I spent a year in Boston at Emerson College in 1973-74 when it was still on Beacon Street. After I left Boston I heard that Emerson was planning to move out to the suburbs, or rather to Lawrence, Mass. Then, visiting Boston again years later, I discovered that the school, which is primarily devoted to the performance arts, had moved instead to nearby Boylston and Tremont streets, into exquisite set of old commercial buildings, one more glorious than the next. To walk in this stretch of Boston’s old theater district as the students crowd the sidewalk preparing, in their elegant way, to launch their evenings of fun, is pure bliss. These are indeed tomorrow’s “beautiful people” strolling among yesterday’s beautiful buildings.
Then, late last night, by way of an e-mail warning me of a new building by the egregious Thom Mayne, I learned that Emerson had opened a new campus on Sunset Strip, in Los Angeles. Here is Christopher Hawthorne’s L.A. Times review of the “campus,” with 22 illustrations, including the one on top of this post.
My correspondent has a daughter spending the semester trapped in this abomination. My prayers go out to her. My wife, when I showed her the picture, went online and saw some reviews, including one whose headline referred to its beauty. “Beauty?” she said, “It looks like World War III.” Hawthorne himself is adept at finding many comparisons that symbolize the “stage” that “frames” Emerson’s focus on performance. He adeptly identifies its precedents in modern architecture, including a similar rectangular arch shape visible (alas!) from the Arc de Triomphe in the La Defense area. And he perceives some of the flaws in the design concept of the campus. He compares it to “the alien popping out of Sigourney Weaver’s stomach.” And yet he likes it.
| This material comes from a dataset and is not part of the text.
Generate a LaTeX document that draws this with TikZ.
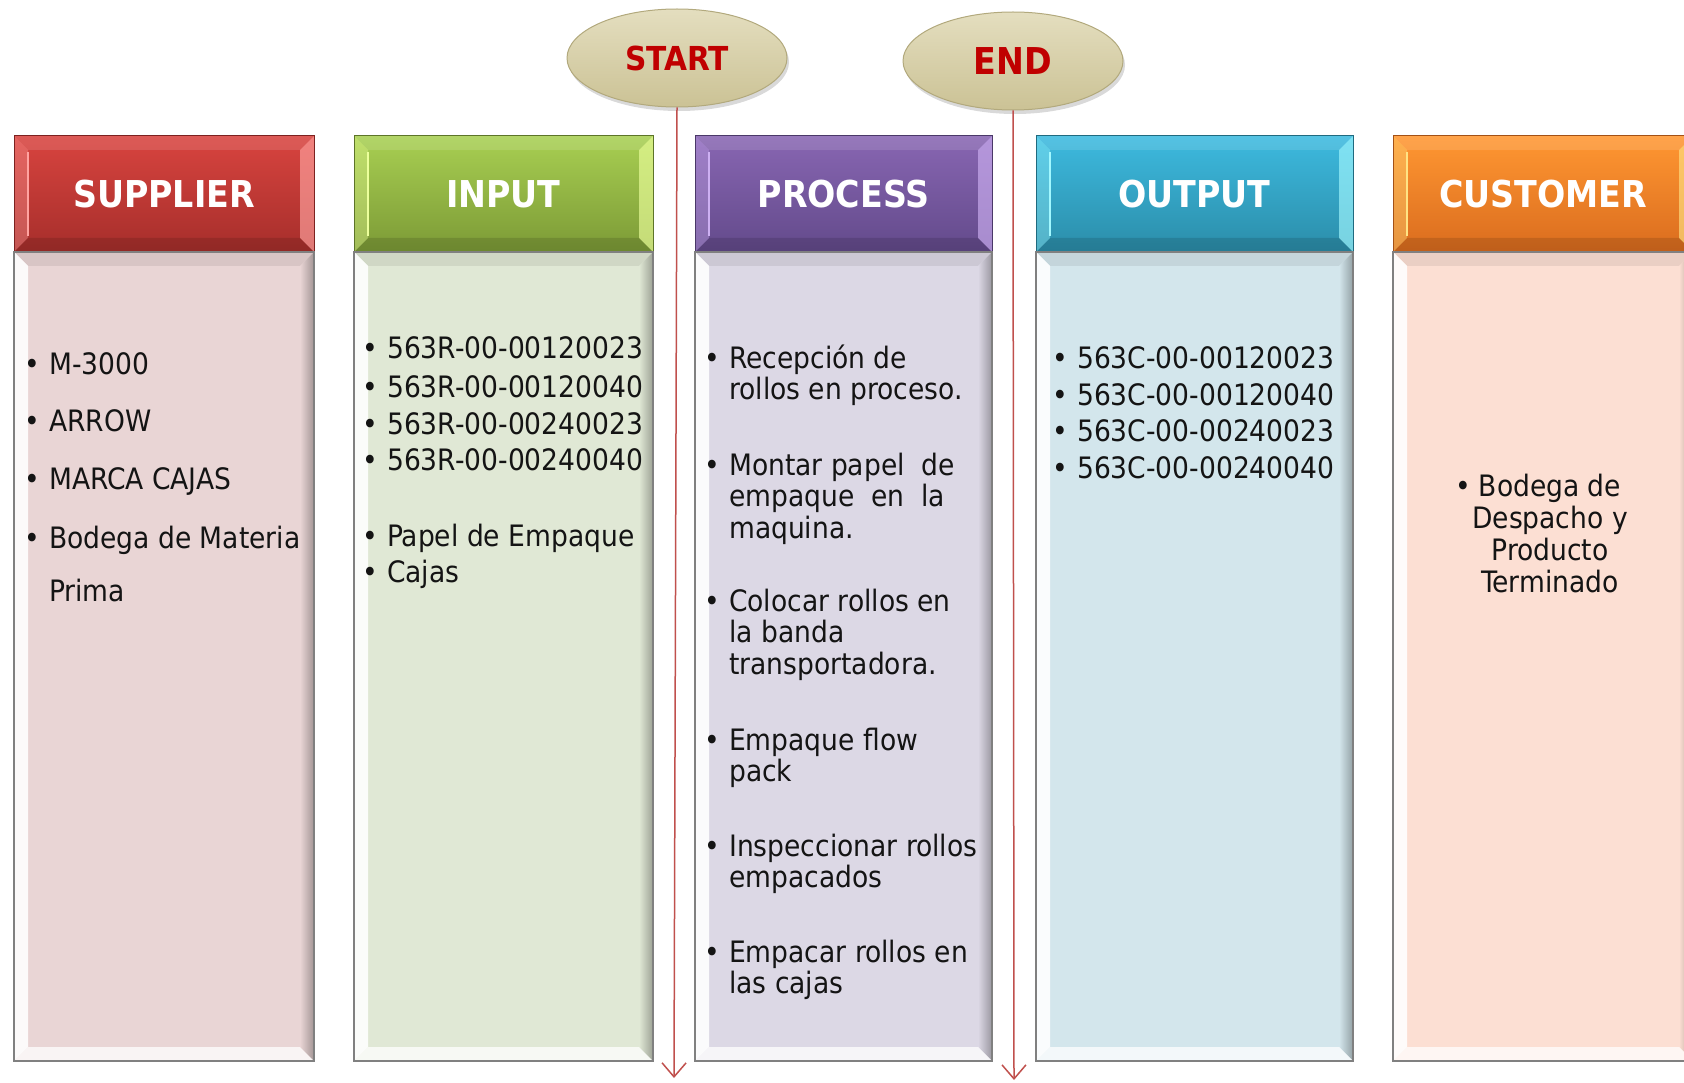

Hawthorne’s attitude sums up the self-referential, cynical, inhumane attitude of modern architecture and its acolyte critics, of whom Hawthorne is undoubtedly a talented example. He and his fellow design mavens and the architects over whom they drool understand that the architecture of today does not do much for the actual humans who must use it. The architectural establishment embraces a bastardization of “L’art pour l’art,” an artistic philosophy that emerged in the late 1900s as a rejection by bohemian artists of the bourgeois money that kept them in their garrets with a good supply of sultry posing slatterns, but which threatened to constrain their “creativity” to maintain the sale of their work – some of which was becoming obnoxious to the eyes of the hands that fed them. But a building is not the same thing as a painting, or even a sculpture, which can be easily hidden away in a museum once the fad has passed. Someday, the public is going to rise against the ugliness with which architecture has been populating our cities and towns. Then, when artists resume the essential humility that is the proper attitude of art toward humanity, the good times will roll and beauty will resume its … well, I can hope, can’t I?
Looks like a futuristic spaceport, a ship has just landed and the gangplank lowered. Seriously, it’s a confused composition. One wonders, did the architect get enough hugs when he was a child?